The Lithuanian tax authorities challenged the WHT exemption based on the anti-abuse rule of the PSD. Their position was that dividends were artificially transferred through a wider chain of transactions to the ultimate shareholder (PG). The tax authorities did not dispute that Retal Industries Ltd was a genuine company and the beneficial owner of the dividends.
Questions
Against that background, amongst others, the case raised key questions regarding the anti-abuse rule in the PSD:
1. Whether anti-abuse rule may exist where the recipient of the dividends is recognized as the beneficial owner of the dividends (question 1).
2. Whether a Member State (Lithuania) may apply the anti-abuse rule if the underlying non-genuine transactions took place further up the chain in another Member State (Cyprus) (questions 3 and 4).
3. Whether the distribution of dividends up the chain constitutes abuse if the distributions are in the same amounts or performed at a close point in time (questions 2 and 5).
4. Whether the subsidiary must be aware of the tax abuse (question 6).
AG considerations
Ad A) Abuse in case of beneficial ownership
The AG considers that where the recipient of the dividend qualifies as the beneficial owner of the dividends, there is, as a rule, no abuse of the PSD. The AG recognizes that the distribution of profits up the chain within a group of companies is consistent with a properly operating corporation. Nonetheless, abuse may still exist in exceptional cases where the dividend distribution is part of an overall abusive plan (tax evasion). This could be the case where the final taxation up to the ultimate shareholder is frustrated, e.g. due to the impossibility to obtain information for taxation if a tax haven is interposed.

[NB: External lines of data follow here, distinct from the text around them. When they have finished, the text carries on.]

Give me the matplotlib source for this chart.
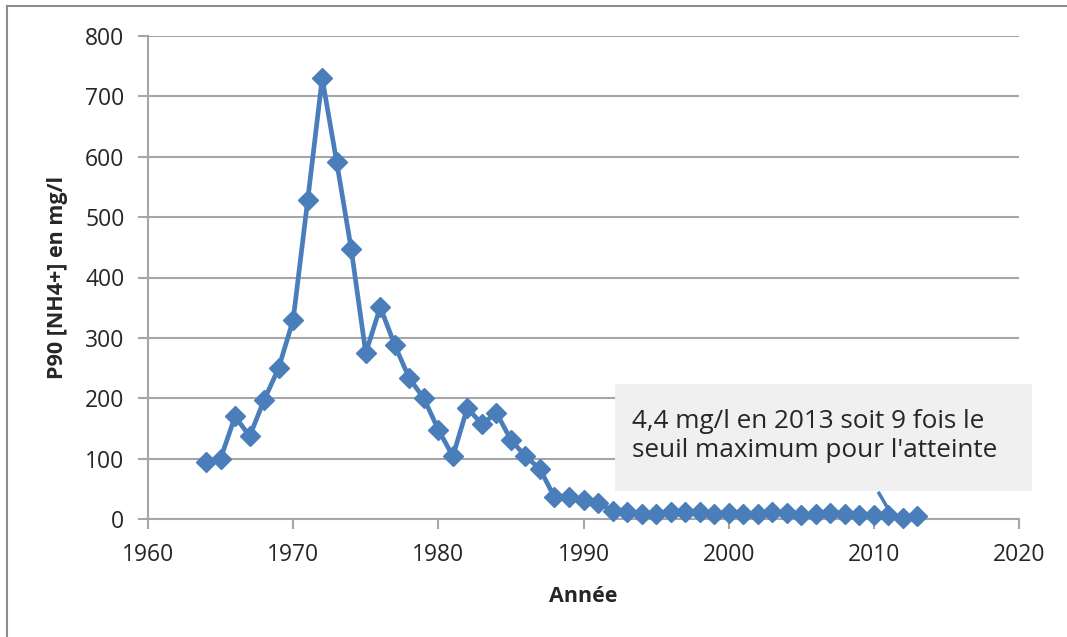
import matplotlib
matplotlib.use("Agg")
import matplotlib.pyplot as plt
from matplotlib.patches import Rectangle
from matplotlib.lines import Line2D

# P90 ammonium values (mg/l)
years = list(range(1964, 2014))
p90_nh4 = [95, 100, 170, 137, 197, 250, 330, 528, 730, 591,
           447, 275, 351, 288, 233, 200, 148, 104, 184, 157,
           176, 131, 104, 83, 36, 37, 31, 27, 14, 11,
           8, 9, 11, 12, 12, 9, 10, 8, 9, 12,
           10, 6, 8, 10, 9, 7, 7, 6, 2, 4.4]

x_ticks = [1960, 1970, 1980, 1990, 2000, 2010, 2020]
y_ticks = [0, 100, 200, 300, 400, 500, 600, 700, 800]

callout_text = "4,4 mg/l en 2013 soit 9 fois le\nseuil maximum pour l'atteinte"

FONT = "Open Sans"
BLUE = "#4a7ebb"
GRID = "#a6a6a6"
TEXT = "#262626"

W, H = 1067, 637
fig = plt.figure(figsize=(W / 100, H / 100), dpi=100)
ax = fig.add_axes([148 / W, 1 - 519 / H, (1019 - 148) / W, (519 - 36) / H])

ax.plot(years, p90_nh4, color=BLUE, lw=3.4, marker="D", ms=10.5,
        mec=BLUE, mfc=BLUE, zorder=3, clip_on=False)

ax.set_xlim(x_ticks[0], x_ticks[-1])
ax.set_ylim(y_ticks[0], y_ticks[-1])
ax.set_xticks(x_ticks)
ax.set_yticks(y_ticks)
ax.grid(axis="y", color=GRID, lw=1.5)
ax.set_axisbelow(True)

for side in ("top", "right"):
    ax.spines[side].set_visible(False)
for side in ("left", "bottom"):
    ax.spines[side].set_color(GRID)
    ax.spines[side].set_linewidth(1.5)

ax.tick_params(axis="both", direction="out", length=7, width=1.5,
               color=GRID, labelcolor=TEXT, labelsize=16.5)
ax.tick_params(axis="y", pad=10)
ax.tick_params(axis="x", pad=10)
for lab in ax.get_xticklabels() + ax.get_yticklabels():
    lab.set_fontfamily(FONT)

ax.set_xlabel("Année", fontfamily=FONT, fontsize=15.5, fontweight="bold",
              color=TEXT, labelpad=14)
ax.set_ylabel("P90 [NH4+] en mg/l", fontfamily=FONT, fontsize=15.5,
              fontweight="bold", color=TEXT, labelpad=12)

# callout box with its pointer
ax.plot([2010.3, 2011.1], [45, 12], color=BLUE, lw=2.5, zorder=4,
        solid_capstyle="butt")
box = Rectangle((0.536, 0.058), 0.479, 0.2215, transform=ax.transAxes,
                facecolor="#f0f0f0", edgecolor="none", zorder=5, clip_on=False)
ax.add_patch(box)
ax.text(0.556, 0.172, callout_text, transform=ax.transAxes, ha="left",
        va="center", fontfamily=FONT, fontsize=18.8, color=TEXT,
        linespacing=1.2, zorder=6)

# outer chart frame (left and top edges visible)
fig.add_artist(Line2D([7 / W, 7 / W], [0, 1 - 6 / H], transform=fig.transFigure,
                      color="#8c8c8c", lw=1.5))
fig.add_artist(Line2D([7 / W, 1], [1 - 6 / H, 1 - 6 / H],
                      transform=fig.transFigure, color="#8c8c8c", lw=1.5))

fig.savefig("out.png", dpi=100, facecolor="white")
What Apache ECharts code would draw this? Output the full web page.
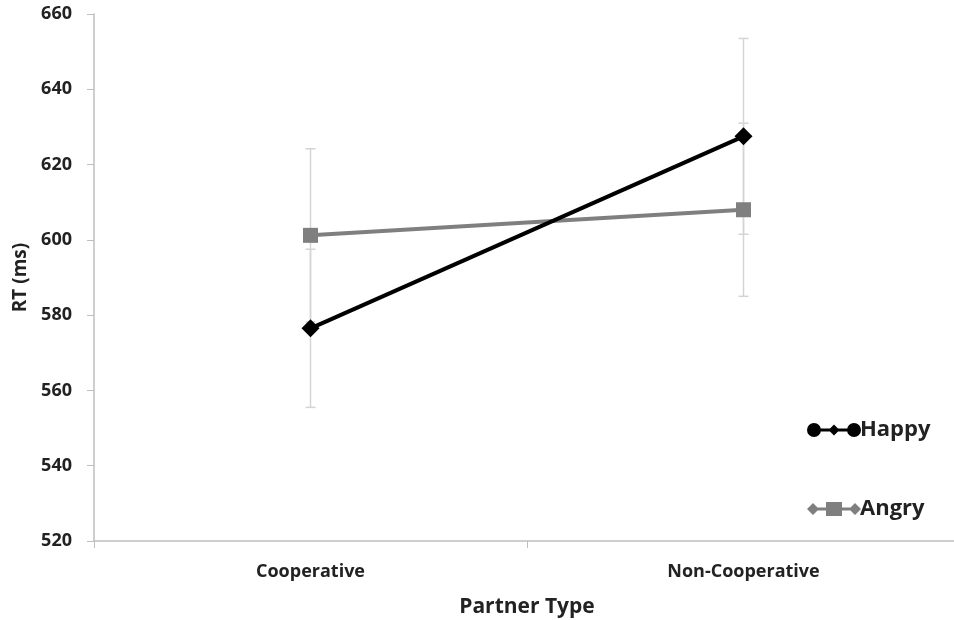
<!DOCTYPE html>
<html>
<head>
<meta charset="utf-8">
<script src="https://cdn.jsdelivr.net/npm/echarts@6/dist/echarts.min.js"></script>
<style>
  html, body { margin: 0; padding: 0; background: #fff; }
  #chart { width: 954px; height: 620px; }
</style>
</head>
<body>
<div id="chart"></div>
<script>
// Partner type conditions
const categories = ['Cooperative', 'Non-Cooperative'];
// Mean reaction times (ms)
const happyRT = [576.5, 627.5];
const angryRT = [601.2, 608.0];
// Error bar half-widths (ms)
const happyErr = [21.0, 26.0];
const angryErr = [23.0, 23.0];
const yTicks = { min: 520, max: 660, step: 20 };

const FONT = '"Open Sans", "DejaVu Sans", sans-serif';
const HAPPY_COLOR = '#000000';
const ANGRY_COLOR = '#7f7f7f';
const ERR_COLOR = '#d4d4d4';
const TEXT_COLOR = '#222222';

// legend glyphs: circle-diamond-circle and diamond-square-diamond on a bar
const happyIcon = 'path://M0,8 A7,7 0 1 1 14,8 A7,7 0 1 1 0,8 Z ' +
  'M12,6.5 L42,6.5 L42,9.5 L12,9.5 Z ' +
  'M27,2.5 L32.5,8 L27,13.5 L21.5,8 Z ' +
  'M40,8 A7,7 0 1 1 54,8 A7,7 0 1 1 40,8 Z';
const angryIcon = 'path://M6,2 L12,8 L6,14 L0,8 Z ' +
  'M8,6.5 L46,6.5 L46,9.5 L8,9.5 Z ' +
  'M19,1 L35,1 L35,15 L19,15 Z ' +
  'M48,2 L54,8 L48,14 L42,8 Z';

function errorRows(means, errs) {
  return means.map((m, i) => [i, m - errs[i], m + errs[i]]);
}

function renderErr(params, api) {
  const x = api.value(0);
  const lo = api.coord([x, api.value(1)]);
  const hi = api.coord([x, api.value(2)]);
  const cap = 5;
  const style = { stroke: ERR_COLOR, lineWidth: 1.5 };
  return {
    type: 'group',
    children: [
      { type: 'line', shape: { x1: lo[0], y1: lo[1], x2: hi[0], y2: hi[1] }, style },
      { type: 'line', shape: { x1: lo[0] - cap, y1: lo[1], x2: lo[0] + cap, y2: lo[1] }, style },
      { type: 'line', shape: { x1: hi[0] - cap, y1: hi[1], x2: hi[0] + cap, y2: hi[1] }, style }
    ]
  };
}

const chart = echarts.init(document.getElementById('chart'));
chart.setOption({
  animation: false,
  backgroundColor: '#ffffff',
  grid: {
    left: 94, top: 14, width: 866, bottom: 79,
    containLabel: false, outerBoundsMode: 'none'
  },
  legend: {
    orient: 'vertical',
    left: 802,
    top: 414,
    itemWidth: 54,
    itemHeight: 16,
    itemGap: 57,
    textStyle: { fontFamily: FONT, fontWeight: 'bold', fontSize: 22, color: TEXT_COLOR, padding: [0, 0, 0, -6] },
    data: [
      { name: 'Happy', icon: happyIcon },
      { name: 'Angry', icon: angryIcon }
    ]
  },
  xAxis: {
    type: 'category',
    data: categories,
    boundaryGap: true,
    name: 'Partner Type',
    nameLocation: 'middle',
    nameGap: 56,
    nameTextStyle: { fontFamily: FONT, fontWeight: 'bold', fontSize: 21, color: TEXT_COLOR },
    axisLine: { lineStyle: { color: '#bfbfbf', width: 1.5 } },
    axisTick: { show: true, length: 7, lineStyle: { color: '#bfbfbf' } },
    axisLabel: { margin: 22, fontFamily: FONT, fontWeight: 'bold', fontSize: 18, color: TEXT_COLOR }
  },
  yAxis: {
    type: 'value',
    min: yTicks.min,
    max: yTicks.max,
    interval: yTicks.step,
    name: 'RT (ms)',
    nameLocation: 'middle',
    nameGap: 61,
    nameTextStyle: { fontFamily: FONT, fontWeight: 'bold', fontSize: 19, color: TEXT_COLOR },
    axisLine: { show: true, lineStyle: { color: '#bfbfbf', width: 1.5 } },
    axisTick: { show: true, length: 7, lineStyle: { color: '#bfbfbf' } },
    splitLine: { show: false },
    axisLabel: { margin: 22, fontFamily: FONT, fontWeight: 'bold', fontSize: 18, color: TEXT_COLOR }
  },
  series: [
    {
      name: 'HappyErr', type: 'custom', renderItem: renderErr,
      data: errorRows(happyRT, happyErr), z: 1, silent: true
    },
    {
      name: 'AngryErr', type: 'custom', renderItem: renderErr,
      data: errorRows(angryRT, angryErr), z: 1, silent: true
    },
    {
      name: 'Angry', type: 'line', data: angryRT, z: 3,
      symbol: 'rect', symbolSize: 15,
      lineStyle: { color: ANGRY_COLOR, width: 4 },
      itemStyle: { color: ANGRY_COLOR }
    },
    {
      name: 'Happy', type: 'line', data: happyRT, z: 4,
      symbol: 'diamond', symbolSize: 18,
      lineStyle: { color: HAPPY_COLOR, width: 4 },
      itemStyle: { color: HAPPY_COLOR }
    }
  ]
});
</script>
</body>
</html>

The AG placed this analysis in the broader system of the PSD. The purpose of the PSD is that intra-group distributions should be tax neutral. This means that, in principle, only the final distribution up to the individual shareholder should be taxed. The PSD does not harmonize the taxation of that final distribution, but the PSD cannot be used to make such taxation unlawfully impossible.
Ad B) Abuse takes place in another state
For assuming tax abuse under the PSD, there must be a purposive link between the artificial arrangement and the tax advantage, i.e. the WHT exemption. An artificial arrangement within a Member State cannot give rise to abuse under the PSD. In the case of NEO, the beneficial ownership of PPH was not challenged by the Lithuanian tax authority. On this basis, the existence of an abusive overall plan entailing tax evasion by PG in Cyprus should be tested. No such tax evasion seems evident for the distribution by Neo to PPH. The Lithuanian tax authority regards the payment from PPH to PG as a hidden dividend distribution. However, the AG notes that there could be valid commercial reasons for interposing PPH and the financing of the acquisition by the shareholder. Only in cases of tax evasion, Lithuania may deny the WHT exemption.

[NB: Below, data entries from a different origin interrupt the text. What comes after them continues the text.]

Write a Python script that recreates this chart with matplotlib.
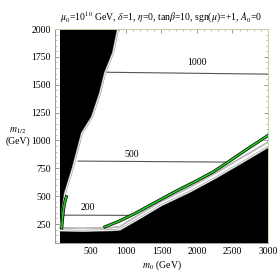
import numpy as np
import matplotlib
matplotlib.use("Agg")
import matplotlib.pyplot as plt
from matplotlib.ticker import MultipleLocator

plt.rcParams['font.family'] = ['Liberation Serif', 'DejaVu Serif']
plt.rcParams['mathtext.fontset'] = 'stix'

# --- data ---
# left excluded (black) region boundary
left_m12 = [2000, 1785, 1605, 1425, 1210, 1066, 761, 528, 375, 280, 230]
left_m0 = [887, 817, 704, 634, 521, 380, 254, 141, 105, 92, 80]
# lower excluded (black) region boundary
low_m0 = [70, 400, 800, 915, 1200, 1503, 1900, 2254, 2600, 3000]
low_m12 = [192, 188, 195, 200, 305, 420, 540, 662, 790, 941]
# thin line just above the lower black region
edge_m0 = [70, 400, 800, 915, 1200, 1503, 1900, 2254, 2600, 3000]
edge_m12 = [215, 212, 218, 228, 340, 455, 580, 705, 835, 985]
# relic density (green) strips
green_m0 = [704, 900, 1127, 1400, 1690, 2000, 2230, 2437, 2700, 3000]
green_m12 = [225, 275, 345, 440, 540, 640, 719, 806, 920, 1045]
green_left_m0 = [95, 105, 118, 135, 160]
green_left_m12 = [215, 290, 370, 440, 495]
# labelled contours
c1000_m0 = [732, 3000]
c1000_m12 = [1612, 1595]
c500_m0 = [324, 2437]
c500_m12 = [815, 806]
c200_m0 = [99, 1085]
c200_m12 = [330, 328]
contour_labels = ["1000", "500", "200"]
label_m0 = [2000, 1085, 460]
label_m12 = [1700, 875, 395]

xticks = [500, 1000, 1500, 2000, 2500, 3000]
yticks = [250, 500, 750, 1000, 1250, 1500, 1750, 2000]

fig = plt.figure(figsize=(2.8, 2.8), dpi=100)
ax = fig.add_axes([0.1964, 0.1321, 0.7607, 0.7643])
ax.set_xlim(0, 3000)
ax.set_ylim(80, 2000)

# black regions
lx = [70] + left_m0 + [70]
ly = [2000] + left_m12 + [left_m12[-1]]
ax.fill(lx, ly, color='black', lw=0, zorder=2)
bx = [low_m0[0]] + low_m0 + [3000, low_m0[0]]
by = [80] + low_m12 + [80, 80]
ax.fill(bx, by, color='black', lw=0, zorder=2)

# boundary outlines (gray with white core)
for xs, ys in [(left_m0, left_m12), (low_m0, low_m12)]:
    ax.plot(xs, ys, color='#9a9a9a', lw=1.5, zorder=3, solid_capstyle='butt')
    ax.plot(xs, ys, color='white', lw=0.6, zorder=4)

ax.plot(edge_m0, edge_m12, color='#808080', lw=1.0, zorder=3)
ax.plot(edge_m0, edge_m12, color='white', lw=0.35, zorder=4)

# contours
for xs, ys in [(c1000_m0, c1000_m12), (c500_m0, c500_m12), (c200_m0, c200_m12)]:
    ax.plot(xs, ys, color='#555555', lw=0.8, zorder=5)
for t, x, y in zip(contour_labels, label_m0, label_m12):
    ax.text(x, y, t, fontsize=7, ha='center', va='center', zorder=6)

# green relic strips
for xs, ys in [(green_m0, green_m12), (green_left_m0, green_left_m12)]:
    ax.plot(xs, ys, color='black', lw=2.2, zorder=6)
    ax.plot(xs, ys, color='#22cc22', lw=1.2, zorder=7)

# ticks / frame
ax.set_xticks(xticks)
ax.set_yticks(yticks)
ax.xaxis.set_minor_locator(MultipleLocator(100))
ax.yaxis.set_minor_locator(MultipleLocator(50))
ax.tick_params(which='both', direction='in', top=True, right=True,
               color='#888888', labelsize=7, pad=3)
ax.tick_params(which='major', length=3, width=0.6)
ax.tick_params(which='minor', length=1.5, width=0.4)
for s in ax.spines.values():
    s.set_color('#999999')
    s.set_linewidth(0.7)
ax.spines['right'].set_color('#b8d8a8')
ax.spines['top'].set_color('#c8c8a0')

ax.set_title(r"$\mu_0$=10$^{10}$ GeV, $\delta$=1, $\eta$=0, tan$\beta$=10, sgn($\mu$)=+1, $A_0$=0",
             fontsize=7, pad=6)
ax.set_xlabel(r"$m_0$ (GeV)", fontsize=7, labelpad=2)
fig.text(18 / 280, 1 - 136 / 280, "$m_{1/2}$\n(GeV)", fontsize=7,
         ha='center', va='center', linespacing=1.1)

fig.savefig("out.png", dpi=100)
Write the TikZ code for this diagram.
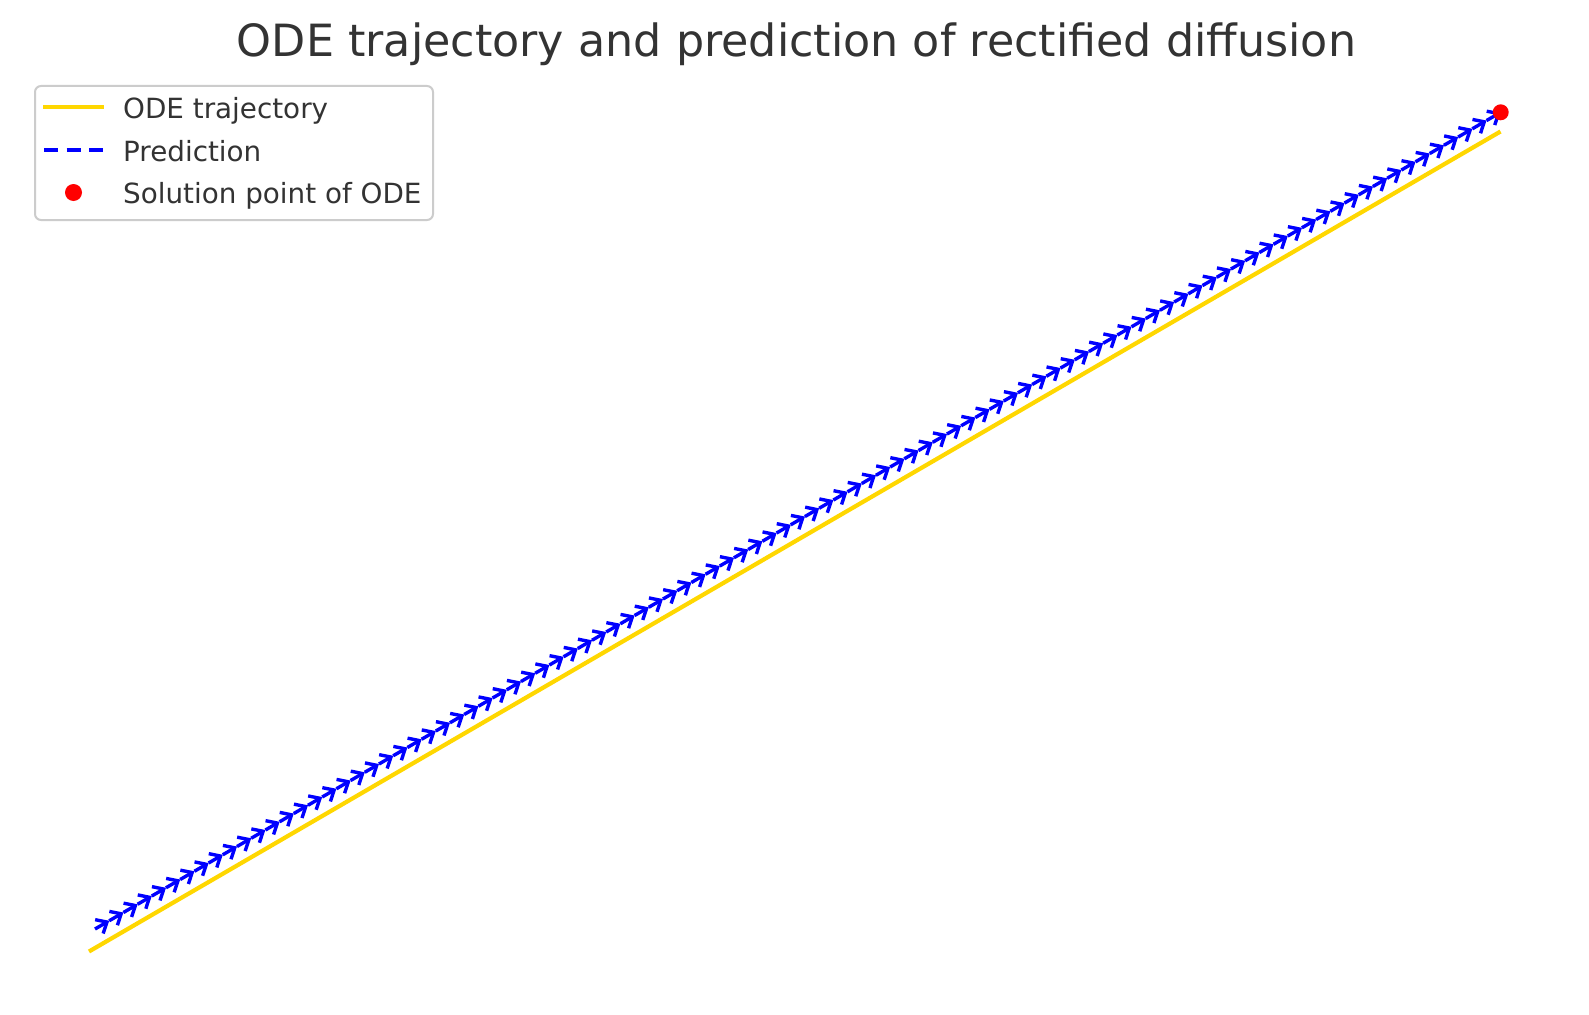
\documentclass[tikz,border=0pt]{standalone}
\usepackage{fontspec}
\setmainfont{DejaVu Sans}
\usetikzlibrary{arrows.meta,calc}
\definecolor{txt}{HTML}{333333}
\definecolor{gold}{HTML}{FFD700}
\definecolor{legframecol}{HTML}{CCCCCC}
\begin{document}
\begin{tikzpicture}[x=1pt,y=-1pt,
  titletext/.style={font=\fontsize{44.4}{50}\selectfont, text=txt, inner sep=0pt, anchor=base},
  legtext/.style={font=\fontsize{27.8}{32}\selectfont, text=txt, inner sep=0pt, anchor=base west},
  traj/.style={draw=gold, line width=4.2pt},
  pred/.style={draw=blue, line width=3.4pt, -{Straight Barb[length=9pt,width=16pt]}},
  preddash/.style={draw=blue, line width=4pt, dash pattern=on 14pt off 8.5pt},
  soldot/.style={circle, fill=red, minimum size=16pt, inner sep=0pt},
  legbox/.style={draw=legframecol, line width=2pt, rounded corners=6pt, fill=white, inner sep=0pt}]
\useasboundingbox[fill=white] (0,0) rectangle (1589,1014);

% title
\node[titletext] (title) at (796.5,57) {ODE trajectory and prediction of rectified diffusion};

% legend
\node[legbox, minimum width=398pt, minimum height=134pt, anchor=north west] (legend) at (34,85) {};
\coordinate (l1a) at (43,107);
\coordinate (l1b) at (104,107);
\draw[traj] (l1a) -- (l1b);
\coordinate (l2a) at (44,150);
\coordinate (l2b) at (104,150);
\draw[preddash] (l2a) -- (l2b);
\node[soldot, minimum size=17pt] (l3dot) at (73.5,192.5) {};
\node[legtext] (t1) at (123,118.5) {ODE trajectory};
\node[legtext] (t2) at (123,161) {Prediction};
\node[legtext] (t3) at (123,203) {Solution point of ODE};

% ODE trajectory
\coordinate (y0) at (89,951.5);
\coordinate (y1) at (1500.5,131.5);
\draw[traj] (y0) -- (y1);

% prediction arrows
\coordinate (b0) at (95,929);
\coordinate (b1) at (1500.7,112.3);
\foreach \i [evaluate=\i as \j using int(\i+1)] in {0,...,98}
  \draw[pred] ($(b0)!\i/99!(b1)$) -- ($(b0)!\j/99!(b1)$);

% solution point
\node[soldot] (sol) at (b1) {};
\end{tikzpicture}
\end{document}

The AG considers that possible abuse of Cypriot domestic tax law does not normally constitute abuse of the PSD. In principle, it is for Cyprus to address abuse of its own tax rules. However, there is no requirement for Cyprus to address situations of abuse according to the AG.
Ad C) Distributions up to the same amount close intime
The AG concludes that similar dividend amounts and close timing between receipt and onward distribution are neither sufficient nor necessary elements to establish abuse.

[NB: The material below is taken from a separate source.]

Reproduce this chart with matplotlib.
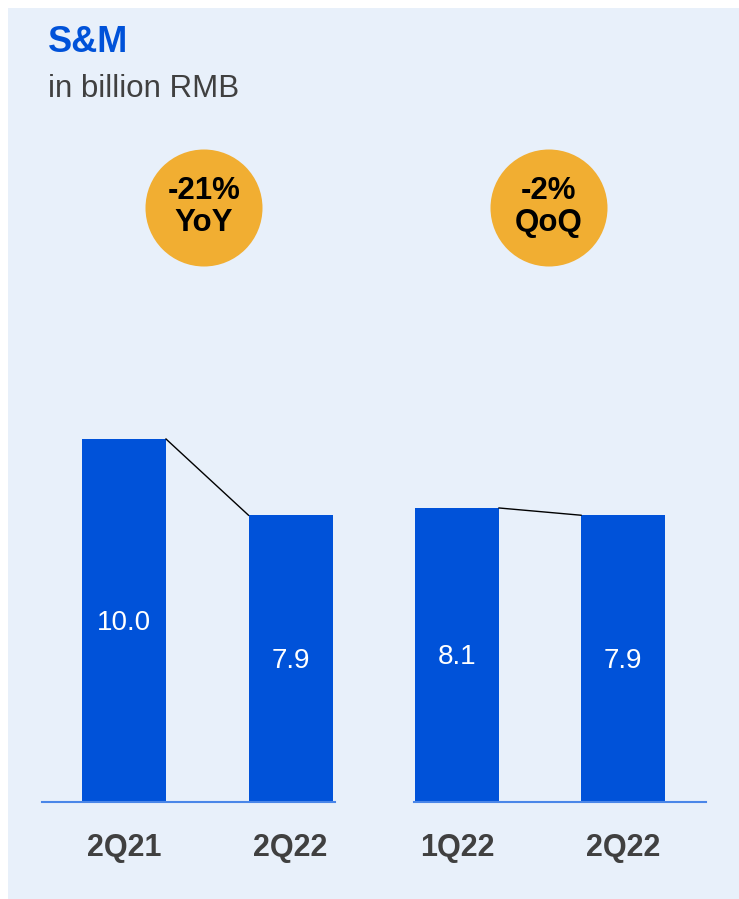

Ad D) Awareness of participants
According to the AG, the awareness of the tax abusive structure should primarily be tested at the level of the person who decided to implement the arrangement. In a group structure in which dividends are distributed, the awareness of the ultimate shareholder should be decisive and not that of all participants (such as NEO).
Our view
The NEO case is notable because, unlike classic conduit company cases, the tax authorities did not attack the beneficial ownership position of the recipient, but instead asserted tax abuse further up the chain, at the level of the Cypriot holding company. In practice, beneficial ownership of the recipient forms an important hurdle to take.
Several elements in AG Conclusion are helpful in discussions with tax authorities on tax abuse, including:
- The recognition that commercial groups naturally distribute profits up the chain. Such distributions do not constitute abuse as such, even if distributions up to the same amount are performed within a short time frame, according to the AG. This is something that tax authorities regularly assert since the Danish cases.
- The acknowledgement that there may be valid commercial reasons for interposing a holding company into an existing structure, for example by replacing an offshore holding company with an EU company. Oftentimes, this forms a red flag for a tax inspector, but the AG conclusion shows that further evidence of abuse is required.
- The conclusion that a WHT benefit obtained further up in the chain as such does not deny the WHT exemption for a distribution, even if there is a tax abusive situation within a Member State further up the chain. Situations in which the WHT exemption may be denied are limited to the existence of an overall abusive plan frustrating taxation further up the chain (tax evasion). This forms a welcome clarification, focusing the discussions on where allegedly tax abuse occurs.
We will follow the NEO case closely to see to which extent the European Court of Justice will adopt AG Kokott’s reasoning and conclusions.
Comparison with Dutch Belgian holding cases
If we compare the AG’s Conclusion with the Dutch Supreme Court’s judgments of 18 July 2025 in the Belgian holding company cases, the following remarks apply. In those cases, Belgian individuals held a Dutch BV through a Belgian company, which, in one case, carried on genuine business activities.
· The Supreme Court’s focus on the functional attribution of the Dutch shares to the Belgian business may be relevant for the assessment of whether the holding of those shares forms part of a genuine arrangement.
· However, the question remains whether the allegedly non-genuine arrangement is purposively linked to the PSD WHT exemption.
· In the Belgian cases, the alleged abuse seems to relate to Belgian taxation on a later distribution by the Belgian company to its ultimate Belgian shareholders. Based on the AG Conclusion, that should not in itself amount to abuse of the PSD andit should be up to Belgium to target such abuse (or not).
· Hence, the Dutch WHT exemption should not be denied (unless the structure entailed tax evasion, quod non).
Impact of Taxation Omnibus
The EU Commission published its Taxation Omnibus which entails several plans to broaden the scope of the PSD and simplify procedures. The EU case law on abuse under the PSD (including the underlying Neo case) would remain relevant. Given that several elements of the proposals would have a significant budgetary impact, it is not clear whether the proposals will be implemented in this form.